20. Right to Terminate Employment
     Nothing contained in the Plan, or in any Agreement, shall confer upon any Optionee the right to continue in the employ of the Corporation or a Subsidiary, or interfere in any way with the rights of the Corporation or Subsidiary to terminate his employment any time.
21. Liability of Corporation
     Neither the Corporation, its Subsidiaries, its directors, officers or employees nor any member of the Committee shall be liable for any act, omission, or determination taken or made in good faith with respect to the Plan or any Stock Option granted under it, and members of the Board of Directors and the Committee shall be entitled to indemnification and reimbursement by the Corporation in respect of (1) any claim, loss, damage, or expense (including attorneys’ fees), (2) the costs of settling any suit (provided such settlement is approved by independent legal counsel selected by the Corporation), (3) amounts paid in satisfaction of a judgment (except that no indemnification shall be allowed under this Section for a judgment based on a finding of bad faith) arising from such claim, loss, etc. to the full extent permitted by law.
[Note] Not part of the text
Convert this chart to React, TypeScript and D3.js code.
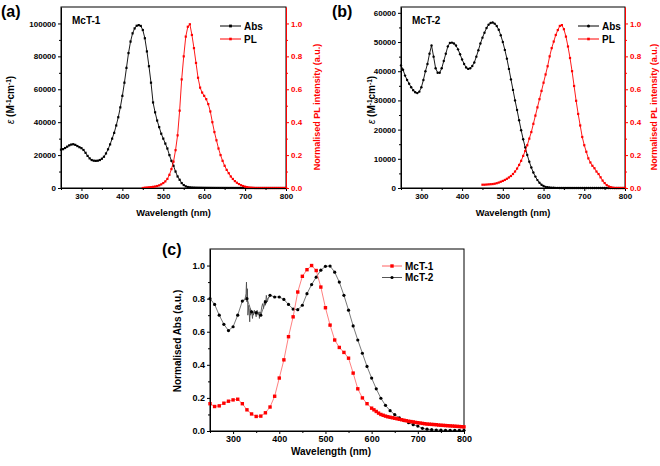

In addition neither the Corporation, its directors, officers, or employees, nor any of the Corporation’s Subsidiaries shall be liable to any Optionee or other person if it is determined for any reason by the Internal Revenue Service or any court having jurisdiction that any Incentive Stock Options granted hereunder do not qualify for tax treatment as incentive stock options under Section 422 of the Code.
22. Severability
     If any provision of this Plan is held to be illegal or invalid for any reason, the illegality or invalidity shall not affect the remaining provisions of the Plan, but such provision shall be fully severable, and the Plan shall be construed and enforced as if the illegal or invalid provision had never been included in the Plan.
23. Notice
     Whenever any notice is required or permitted under the Plan, such notice must be in writing and personally delivered, telecopied (if confirmed), or sent by mail or by a courier service. Any notice required or permitted to be delivered under this Plan shall be deemed to be

 


 

delivered on the date on which it is personally delivered, or, if mailed, whether actually received or not, on the third business day after it is deposited in the mail, certified or registered, postage prepaid, addressed to the person who is to receive it at the address which such person has previously specified by written notice delivered in accordance with this Section, or if by courier, twenty-four (24) hours after it is sent, addressed as described in this Section. The Corporation or an Optionee may change, at any time and from time to time, by written notice to the other, the address which it or he had previously specified for receiving notices. Until changed in accordance with the Plan, the Corporation and each Optionee shall specify as its and his address for receiving notices the address set forth in the Agreement pertaining to the Shares to which such notice relates.
24. Effective Date and Termination Date
     This Plan is effective from August 9, 1995 subject to confirmation by all necessary shareholder and regulatory approvals. If this Plan is not approved by the holders of a majority of the votes entitled to be voted at a meeting of holders of outstanding shares of equity securities of the Corporation no later than August 9, 1996, this Plan and the Option (s) granted under the Plan shall be null and void. This Plan shall terminate on August 9, 2005, after which options may no longer be granted pursuant hereto.